I see so many red flags in your post that I'm questioning my visual acuity. She tells you nothing happened, and you don't have proof, so you belieive her. Did you make her go get tested for STD's? Did you ask her to do this? She had way too much free time to not have met up with some of these guys, and if she met up with them it wasnt for coffee, sorry. I think you are just getting the tip of the proverbial ice berg here.
Yes you have every right to tell her to stop communicating with an old boyfriend. She is addicted to the attention these sites and the old boyfriend give her, and until you stop that she is cheating. Unless of course you are ok with it, and she is open about it, which I doubt you are.
She does not seem sorry at all, she had done nothing to change herself or work on the reasons for why she was doing it, what is sorry for is getting caught and she stopped it, but I'd bet my lunch that she if finding some other way to "get her fix". Have you followed her to school? Have you checked up on her?
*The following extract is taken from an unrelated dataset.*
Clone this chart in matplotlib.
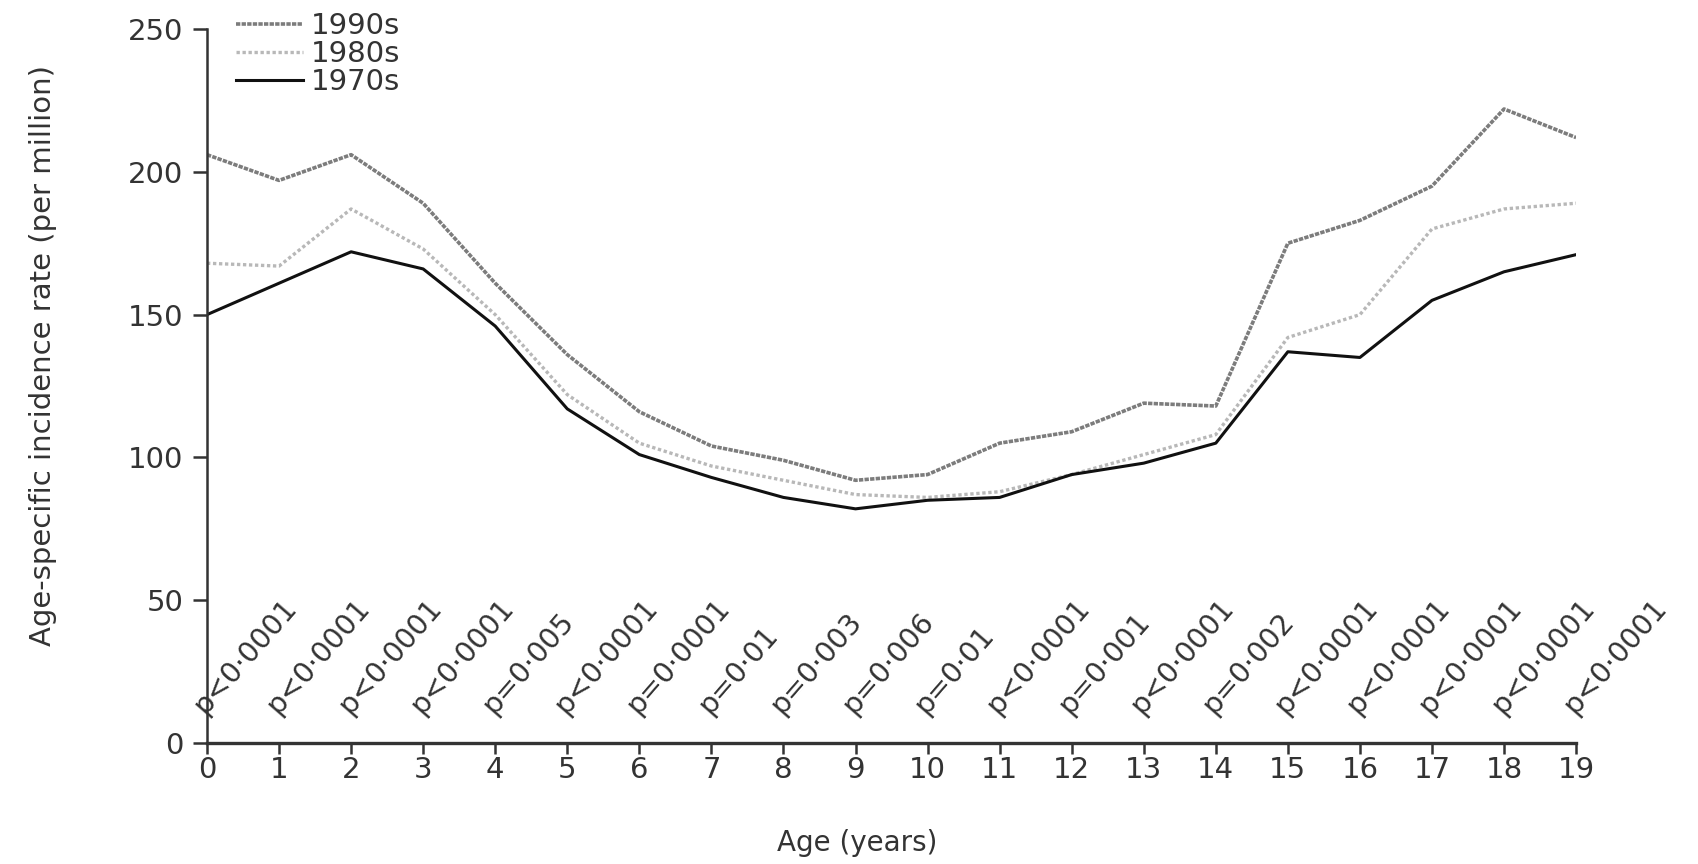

I know you want to believe all is good, and she is trying but frankly I am not seeing it. Did she get a compensation package from her work of just flat out fired? If she did there should be paper work that will account for the reason of letting her go. The company has to document it, to determine unemployment eligibility.
It sucks to be in this position, and I agree that something isn't right, I would urge you to go into detective mode, and get ready to play some real hardball, because I think this is going to get a lot worse before it gets better.
I am sorry but you will find a wealth of support and knowledge here. Keep asking questions, keep posting. Stay strong.